Lastly, the proposed model encounters limitations in terms of interpretability. While it is proficient in making predictions, it lacks the capability for inference. This limitation arises from the need to compare each category in the GB/T 38565 classification standard with all categories in the GPC, which could involve over 3.8 million calculations. Such extensive computational requirements place significant demands on the experimental environment. In light of these constraints, this study primarily assesses the feasibility of the experimental methodology and the performance of the model, concluding that the proposed method is practical and capable of addressing real-world challenges.
6.5. Future Work
Future research should focus on several critical areas to further the advancement of the field. First, it is essential to enhance the processes involved in manual dataset labeling. This entails refining methodologies to optimize both the quantity and quality of data, which is vital for improving model performance. Subsequent studies could explore automated or semi-automated labeling techniques to address the limitations inherent in manual processes, thereby reducing the time and resources required.
Second, within the realm of semantic refinement, there is a pressing need to investigate more sophisticated models for semantic comprehension and feature extraction. The integration of advanced text enhancement strategies and cutting-edge feature learning techniques could substantially enhance the accuracy and interpretability of semantic analyses. Assessing these enhancements through metrics such as ROC-AUC curves will ensure the validity of classifications and contribute to the robustness of the models.

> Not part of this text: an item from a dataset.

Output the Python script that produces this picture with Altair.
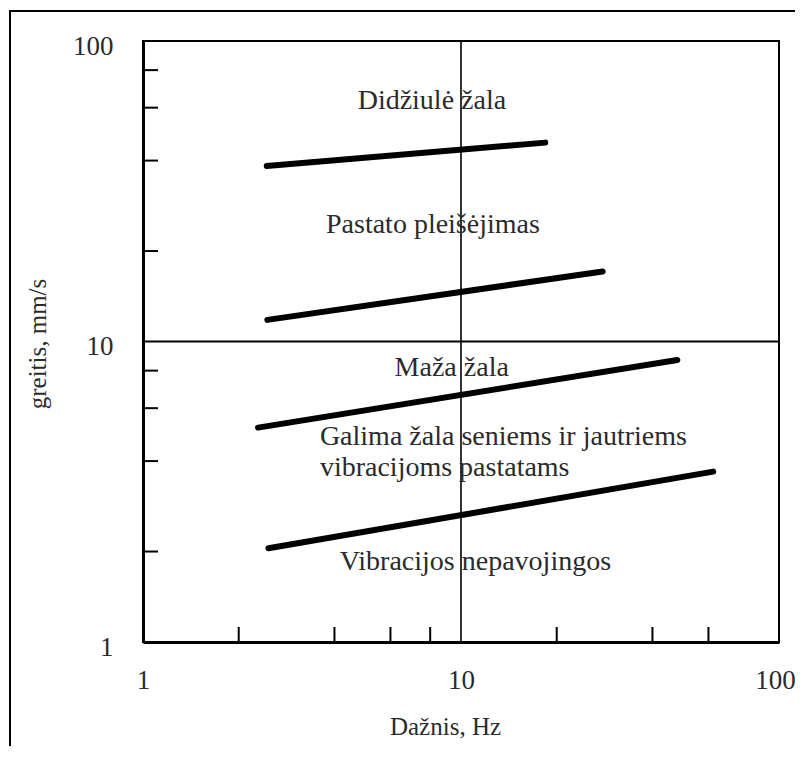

Finally, the utilization of existing text similarity corpora, coupled with the integration of deep learning models via transfer learning, represents a promising direction for future inquiry. Adapting the proposed model to other classification tasks, particularly those related to supply standard categories, could mitigate the challenges associated with the labor-intensive nature of manual labeling. This strategy has the potential to improve the efficiency and scalability of category-matching systems, thereby addressing current limitations and broadening the applicability of the model across diverse contexts.